Stockton City Council Approves Monthly Telephone Fee To Fund 911 Services; Sacramento Officials Consider Similar Fee
The Stockton City Council on Tuesday voted 4-3 to implement a new monthly $1.50 fee for users of land-based and mobile telephones to fund the city's 911 dispatch system, the Stockton Record reports. Companies or residents with high-capacity lines will pay $36 per month. The fee, which is expected to generate $4.7 million in annual revenue, will help fund new locations and greater space for the dispatch centers, computer upgrades, a backup system and more dispatchers, according to city Police Chief Mark Herder. Herder added that the fee, which was originally proposed at $2.50 per month, will help the dispatch system handle the expected 10,000 additional calls each month after it takes over responsibility from the California Highway Patrol for fielding emergency calls from mobile phones. The fee is expected to begin appearing on phone bills in October.

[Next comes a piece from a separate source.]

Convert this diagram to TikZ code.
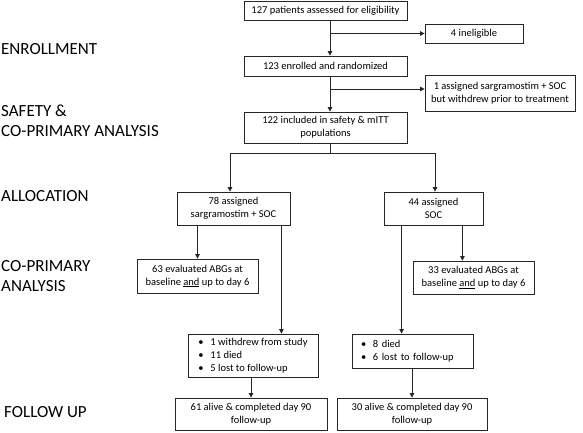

Critics of the fee said that 911 access is a "basic government service" and that the "so-called fee" is actually a tax requiring voter approval, the Record reports. Gregory Turner, an attorney for the California Taxpayer Association said, "This isn't about need as much as process. We have a process in California for asking voters to approve taxes. This goes back to the old argument that the ends don't justify the means." Turner said that other cities have faced legal opposition to similar fees. Council member Larry Ruhstaller, who voted for the fee, said, "I don't like adding fees, but I would also hate to tell the library to absorb another round of cuts because we have to fund the police and fire departments" (Cooper, Stockton Record, 6/9).
In related news, the Sacramento County Board of Supervisors and the Sacramento City Council are considering whether to establish 911 maintenance fees of at least $2 a month for land-based phones, the Sacramento Bee reports. Under the proposal, businesses would be charged as much as $20 a month and residents at most $2.70 a month; businesses in the city would be charged no more than $27 a month; and city residents as much as $3.60 a month. The fee would not apply to phone lines for hospitals, not-for-profit groups, schools and state and federal agencies. The fee also would not be charged to cell phone users. Officials say the fee would cover as much as $16.5 million of the 911 service's $25.8 million annual budget and would be used to fund personnel, training, software and other system upgrades. The county board and city council will conduct hearings on the issue on Tuesday, and the fee could be in place by 2005 (Jahn, Sacramento Bee, 6/12).